The Lycoming County commissioners on Thursday will be presented with Marcellus Shale impact studies focusing on housing, water and sewer infrastructure, it was revealed Tuesday during a commissioners work session.
The studies, which were developed by stakeholder groups with the assistance of the county and its consulting firm, are the culmination of nearly eight months of work, said William Kelly, deputy director of the county Department of Planning and Community Development.
Two other studies, focusing on transportation, social justice and education, will be presented to the commissioners in November, Kelly said.
Stakeholder groups began meeting in January with representatives of the county planning department and Mechanicsburg-based consulting firm Delta Development Group acting as moderators.
According to Kelly, the timing of the release of the second group of studies is important because the state is scheduled to begin sending out Act 13 gas industry impact fee checks in early December.
The county and its municipalities are expected to receive about $10 million this year, according the county.

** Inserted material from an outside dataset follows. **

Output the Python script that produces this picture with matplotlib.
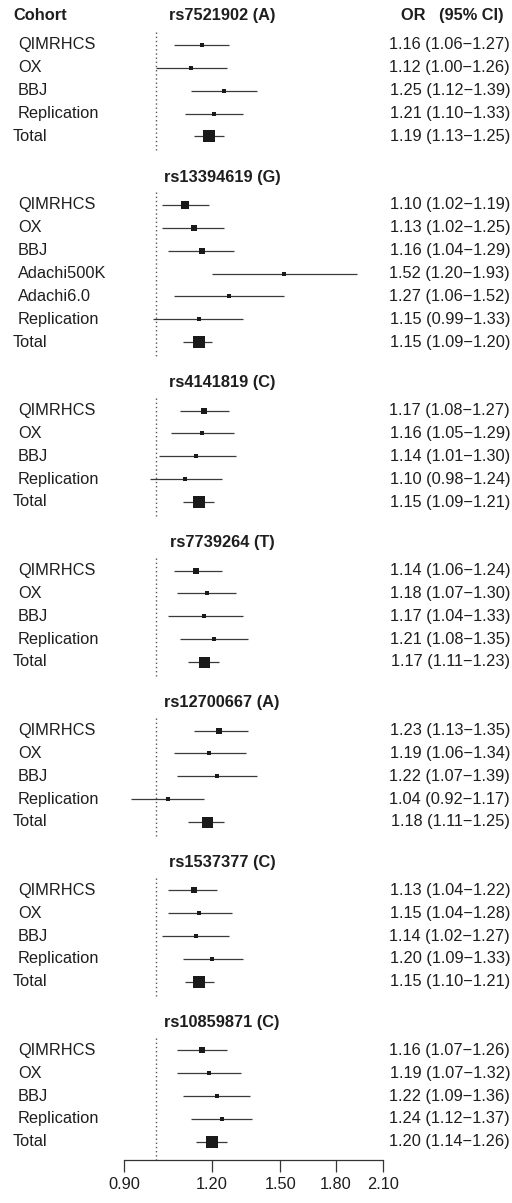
import matplotlib
matplotlib.use('Agg')
import matplotlib.pyplot as plt
from matplotlib.transforms import blended_transform_factory

plt.rcParams['font.family'] = ['Liberation Sans', 'DejaVu Sans']
plt.rcParams['font.size'] = 11.8

# Data
snp_labels = ["rs7521902 (A)", "rs13394619 (G)", "rs4141819 (C)", "rs7739264 (T)",
              "rs12700667 (A)", "rs1537377 (C)", "rs10859871 (C)"]
cohorts_std = ["QIMRHCS", "OX", "BBJ", "Replication", "Total"]
cohorts_g = ["QIMRHCS", "OX", "BBJ", "Adachi500K", "Adachi6.0", "Replication", "Total"]
cohorts = [cohorts_std, cohorts_g, cohorts_std, cohorts_std, cohorts_std, cohorts_std, cohorts_std]

odds_ratio = [[1.16, 1.12, 1.25, 1.21, 1.19],
              [1.10, 1.13, 1.16, 1.52, 1.27, 1.15, 1.15],
              [1.17, 1.16, 1.14, 1.10, 1.15],
              [1.14, 1.18, 1.17, 1.21, 1.17],
              [1.23, 1.19, 1.22, 1.04, 1.18],
              [1.13, 1.15, 1.14, 1.20, 1.15],
              [1.16, 1.19, 1.22, 1.24, 1.20]]
ci_low = [[1.06, 1.00, 1.12, 1.10, 1.13],
          [1.02, 1.02, 1.04, 1.20, 1.06, 0.99, 1.09],
          [1.08, 1.05, 1.01, 0.98, 1.09],
          [1.06, 1.07, 1.04, 1.08, 1.11],
          [1.13, 1.06, 1.07, 0.92, 1.11],
          [1.04, 1.04, 1.02, 1.09, 1.10],
          [1.07, 1.07, 1.09, 1.12, 1.14]]
ci_high = [[1.27, 1.26, 1.39, 1.33, 1.25],
           [1.19, 1.25, 1.29, 1.93, 1.52, 1.33, 1.20],
           [1.27, 1.29, 1.30, 1.24, 1.21],
           [1.24, 1.30, 1.33, 1.35, 1.23],
           [1.35, 1.34, 1.39, 1.17, 1.25],
           [1.22, 1.28, 1.27, 1.33, 1.21],
           [1.26, 1.32, 1.36, 1.37, 1.26]]
weights = [[5, 4, 4, 4.5, 12],
           [7.5, 6, 6, 3.5, 4, 4.5, 12],
           [6, 4.5, 3.5, 4, 11.5],
           [6, 5, 3.5, 4, 11],
           [6, 4, 4, 4, 11],
           [6, 4, 3.5, 4, 11.5],
           [6, 4.5, 4.5, 4.5, 11.5]]
xticks = [0.90, 1.20, 1.50, 1.80, 2.10]

# Layout (pixels)
W, H = 512, 1203
step = 22.85
first_px = 45
axis_px = 1160

fig = plt.figure(figsize=(W / 100, H / 100), dpi=100)
ax = fig.add_axes([124 / W, (H - axis_px) / H, (383 - 124) / W, axis_px / H])
ax.set_xscale('log')
ax.set_xlim(0.90, 2.10)
ax.set_ylim((axis_px - first_px) / step, -first_px / step)

tr = blended_transform_factory(fig.transFigure, ax.transData)
txt_col = '#1e1e1e'
line_col = '#3a3a3a'

cursor = 0
for s, snp in enumerate(snp_labels):
    n = len(cohorts[s])
    ys = [cursor + i for i in range(n)]
    # header
    hy = cursor - (1.31 if s == 0 else 1.22)
    ax.text(222 / W, hy, snp, transform=tr, ha='center', va='center',
            fontweight='bold', color=txt_col)
    if s == 0:
        ax.text(13 / W, hy, "Cohort", transform=tr, ha='left', va='center',
                fontweight='bold', color=txt_col)
        ax.text(504 / W, hy, "OR   (95% CI)", transform=tr, ha='right', va='center',
                fontweight='bold', color=txt_col)
    # reference line
    y_end = ax.get_ylim()[0] if s == len(snp_labels) - 1 else ys[-1] + 0.6
    ax.plot([1.0, 1.0], [ys[0] - 0.55, y_end], ls=(0, (1, 2)), color='#555555', lw=1.0)
    for i, name in enumerate(cohorts[s]):
        y = ys[i]
        ax.plot([ci_low[s][i], ci_high[s][i]], [y, y], color=line_col, lw=0.9,
                solid_capstyle='butt')
        ax.plot(odds_ratio[s][i], y, marker='s', ms=weights[s][i] * 0.72,
                color='#1a1a1a', mew=0)
        xl = 13 if name == "Total" else 18
        ax.text(xl / W, y, name, transform=tr, ha='left', va='center', color=txt_col)
        ax.text(510 / W, y,
                f"{odds_ratio[s][i]:.2f} ({ci_low[s][i]:.2f}\u2212{ci_high[s][i]:.2f})",
                transform=tr, ha='right', va='center', color=txt_col)
    cursor = ys[-1] + 3

for side in ['top', 'right', 'left']:
    ax.spines[side].set_visible(False)
ax.spines['bottom'].set_color('#333333')
ax.spines['bottom'].set_linewidth(0.9)
ax.set_yticks([])
ax.set_xticks(xticks)
ax.set_xticks([], minor=True)
ax.set_xticklabels([f"{t:.2f}" for t in xticks], color=txt_col)
ax.tick_params(axis='x', direction='out', length=8.5, width=0.9, color='#333333', pad=4)
ax.patch.set_alpha(0)

fig.savefig('out.png', dpi=100, facecolor='white')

The studies will show how local impact fee revenue can best be used, or be used to help make a case for revenue that may become available by the state.
According to Kelly, the studies identified conditions that existed before the gas industry arrived, then compared them to conditions that exist today as a result of the industry.
Conditions could be the same, have gotten better or become aggravated by the industry, he said.
The impact area of housing required a careful look at all aspects of housing, including temporary housing, hotel lodging, rental property supply, affordability, resale market, the supply of subsidized and public housing and population change.
The issue of water and sewer infrastructure had to take into account the fact that there already were demands for expanded water and sewer service before the industry arrived here, Kelly said.
Dr. Vincent Matteo, president and CEO of the Williamsport/Lycoming Chamber of Commerce, said he supports the studies, especially those that focus on infrastructure.
"Without infrastructure, you are not going to get industry to locate here," Matteo said. "We have decent infrastructure now, but with the growth we see now and will see in the future, we'll want to make sure our water and sewer is up to snuff. It's critical to economic development.
"I think the studies are an excellent idea, with Act 13 in particular and the need to get the most out of (impact fee) dollars," Matteo said.
Commissioner Jeff C. Wheeland said the county wanted to quantify exactly what the industry impacts are, regardless of whether impact fee legislation was passed. Now that the legislation has been passed, the studies will show how to best use impact fee revenue.
"Obviously, the studies are very important," Wheeland said. "They really drill down, as near as we can, to the facts as to the exact impacts of the Marcellus Shale industry on Lycoming County.
"We need these studies so can quantify, qualify and prioritize the specific impacts so (impact fee) money can be spent in the most prudent manner," he added.
"The demands for the funding far exceed what is available in Lycoming County today," he said. "The challenge is how to make the beset decisions moving forward. It'll be a better tomorrow because of what we're doing today."